More than $7 million collected for afforestation efforts to mitigate the damage on forests being caused by small tobacco farmers has not yet been disbursed and sources say that the money has been taken by the Zimbabwe Revenue Authority (ZIMRA).
Last year the Tobacco Industry Marketing Board Chief Executive Officer Dr Andrew Matibiri announced that tobacco farmers would start paying 1.5 percent of their earnings as part of efforts to curb deforestation.
Electricity and coal are way beyond the reach of many small holder farmers forcing them to resort to using firewood to cure their tobacco. This has resulted in massive deforestation.
It has however emerged that an excess of $7 million that was raised from the levies has not been availed for the intended purposes. Sources say the money was taken by ZIMRA and may have been used for other purposes.
The money had been sitting idle in the TIMB bank account as the organisation awaited government guidelines on how to utilise the money.
Dr Andrew Matibiri said “The money is with ZIMRA and we are about to submit a proposal for the use of that money. We have now consulted all stakeholders”
He however did not say whether the money is available. Last year he told the state owned Herald that “the fund is in the TIMB account but we (TIMB) need guidelines to utilise it.”
Efforts to get a comment from finance minister Patrick Chinamasa were unsuccessful.

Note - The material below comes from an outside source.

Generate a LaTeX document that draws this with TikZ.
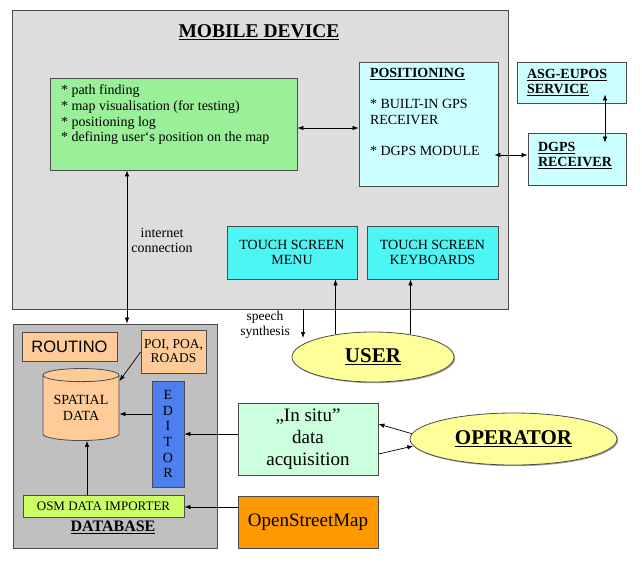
\documentclass[tikz,border=0pt]{standalone}
\usepackage{fontspec}
\setmainfont{Liberation Serif}
\newfontfamily\arialf{Liberation Sans}
\usepackage{tikz}
\usetikzlibrary{shapes.geometric,arrows.meta,shadows}

\definecolor{devgray}{HTML}{DDDDDD}
\definecolor{dbgray}{HTML}{C0C0C0}
\definecolor{funcgreen}{HTML}{99F099}
\definecolor{poscyan}{HTML}{CCFFFF}
\definecolor{touchcyan}{HTML}{4DF5F5}
\definecolor{peach}{HTML}{FFCC99}
\definecolor{editblue}{HTML}{4D80EE}
\definecolor{osmlime}{HTML}{CCFF66}
\definecolor{situgreen}{HTML}{CCFFDD}
\definecolor{osmorange}{HTML}{FF9900}
\definecolor{persyellow}{HTML}{FFFF99}

\newcommand\fs[2]{\fontsize{#1}{#2}\selectfont}

\begin{document}
\begin{tikzpicture}[x=1pt,y=-1pt,>={Latex[length=6pt,width=4.5pt]},
  shade box/.style={drop shadow={shadow xshift=1.2pt,shadow yshift=-1.2pt,fill=black!60,opacity=0.6}},
  area/.style={draw=black!70,line width=0.8pt,rectangle,inner sep=0pt},
  box/.style={area,shade box,align=center,font=\fs{14}{15.7}},
  person/.style={ellipse,draw=black!70,line width=0.8pt,fill=persyellow,inner sep=0pt,shade box,font=\fs{21}{24}\bfseries},
  lbl/.style={align=center,inner sep=0pt,font=\fs{13.5}{15}},
  conn/.style={line width=0.7pt}]
\useasboundingbox[fill=white] (0,0) rectangle (642,565);

% mobile device
\node[area,fill=devgray,minimum width=496pt,minimum height=299pt] (mobile) at (260,159.5) {};
\node[inner sep=0pt,font=\fs{19.5}{22}\bfseries] (mtitle) at (259,32) {\underline{MOBILE DEVICE}};
\node[box,fill=funcgreen,inner xsep=11pt,align=left] (func) at (173.5,124)
  {\begin{minipage}[c][92pt][t]{225pt}\vspace{7pt}%
   * path finding\\{}%
   * map visualisation (for testing)\\{}%
   * positioning log\\{}%
   * defining user`s position on the map\end{minipage}};
\node[box,fill=poscyan,inner xsep=11pt,align=left] (pos) at (428.5,124)
  {\begin{minipage}[c][124pt][t]{117pt}\vspace{6pt}%
   \underline{\textbf{POSITIONING}}\\[15.7pt]
   * BUILT-IN GPS\\
   RECEIVER\\[15.7pt]
   * DGPS MODULE\end{minipage}};
\node[box,fill=touchcyan,minimum width=130pt,minimum height=53pt] (menu) at (292,252.5) {TOUCH SCREEN\\MENU};
\node[box,fill=touchcyan,minimum width=131pt,minimum height=53pt] (keys) at (432.5,252.5) {TOUCH SCREEN\\KEYBOARDS};
\node[lbl,font=\fs{14}{15}] (inet) at (162,240) {internet\\connection};

% outside services
\node[box,fill=poscyan,minimum width=109pt,minimum height=41pt,align=left,text width=89pt] (asg) at (571.5,82.5)
  {\bfseries\underline{ASG-EUPOS}\\\underline{SERVICE}};
\node[box,fill=poscyan,minimum width=98pt,minimum height=52pt,align=left,text width=78pt] (dgps) at (577,159)
  {\begin{minipage}[c][52pt][t]{78pt}\vspace{9pt}\bfseries
   \underline{DGPS}\\\underline{RECEIVER}\end{minipage}};

% database
\node[area,fill=dbgray,minimum width=204pt,minimum height=224pt] (db) at (115,436) {};
\node[box,fill=peach,minimum width=95pt,minimum height=29pt,font=\arialf\fs{16.5}{18}] (routino) at (69.5,346.5) {ROUTINO};
\node[box,fill=peach,minimum width=65pt,minimum height=43pt,font=\fs{13.5}{14}] (poi) at (173.5,351.5) {POI, POA,\\ROADS};
\node[cylinder,shape border rotate=90,aspect=0.24,draw=black!70,line width=0.8pt,fill=peach,
  minimum width=76pt,minimum height=72pt,inner sep=0pt,align=center,font=\fs{14}{15.7}] (spatial) at (81,408) {SPATIAL\\DATA};
\node[box,fill=editblue,minimum width=32pt,minimum height=106pt] (editor) at (168,434) {E\\D\\I\\T\\O\\R};
\node[box,fill=osmlime,minimum width=161pt,minimum height=22pt,font=\fs{13}{14}] (osm) at (103.5,506) {OSM DATA IMPORTER};
\node[inner sep=0pt,font=\fs{16}{18}\bfseries] (dbtitle) at (113,527) {\underline{DATABASE}};

% people and data sources
\node[person,minimum width=162pt,minimum height=50pt] (user) at (373,357) {\underline{USER}};
\node[person,minimum width=207pt,minimum height=52pt] (operator) at (513.5,439) {\underline{OPERATOR}};
\node[box,fill=situgreen,minimum width=140pt,minimum height=72pt,font=\fs{19}{22}] (insitu) at (308,439) {„In situ”\\data\\acquisition};
\node[box,fill=osmorange,minimum width=140pt,minimum height=52pt,font=\fs{19}{22}] (osmap) at (308,522) {OpenStreetMap};
\node[lbl] (speech) at (265,325) {speech\\synthesis};
\coordinate (sp) at (303,338);

% connectors
\draw[conn,<->] (func.east |- 0,128) -- (pos.west |- 0,128);
\draw[conn,<->,shorten <=-4pt] (pos.east |- 0,155) -- (dgps.west |- 0,155);
\draw[conn,<->,shorten <=-9pt,shorten >=-10pt] (asg.south -| 605,0) -- (dgps.north -| 605,0);
\draw[conn,<->] (func.south -| 127,0) -- (db.north -| 127,0);
\draw[conn,->] (mobile.south -| 303,0) -- (sp);
\draw[conn,->] (user.149) -- (user.149 |- menu.south);
\draw[conn,->] (user.31) -- (user.31 |- keys.south);
\draw[conn,->] (poi.west |- 0,352) -- (spatial.35);
\draw[conn,->] (editor.west |- 0,414) -- (spatial.0 |- 0,414);
\draw[conn,->] (insitu.west |- 0,434) -- (editor.east |- 0,434);
\draw[conn,->] (operator.177) -- (insitu.east |- 0,424);
\draw[conn,->] (insitu.east |- 0,454) -- (operator.184);
\draw[conn,->] (osmap.west |- 0,507) -- (osm.east |- 0,507);
\draw[conn,->] (osm.north -| 87,0) -- (spatial.270 -| 87,0);
\end{tikzpicture}
\end{document}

Well placed sources in the Tobacco industry say that the money was taken by the Zimbabwe revenue authority and it has been converted to other uses by the cash strapped government. TIMB have been waiting for instruction from the ministry of Finance on how to utilise the funds but the revenue authority has taken the money.
The Agricultural manager at the Zimbabwe Tobacco Association Mr Casper Mlambo confirmed that they had not yet received part of the $7 million that was realised in collections last year.
He said that they were facing financial problems which had hampered their afforestation efforts. Between 2012 and 2016 the ZTA has overseen the planting of 400000 trees in areas such as Karoi, Odzi and Marondera. He could however not be drawn to speculate about the where-abouts of the money.
It is estimated that the 90000 smallholder tobacco growers destroy 7,5 million trees annually to cure their tobacco.
These efforts are being undermined by a lack of funding as the funds collected for the purpose have allegedly not been availed as the money is said to be sitting with ZIMRA.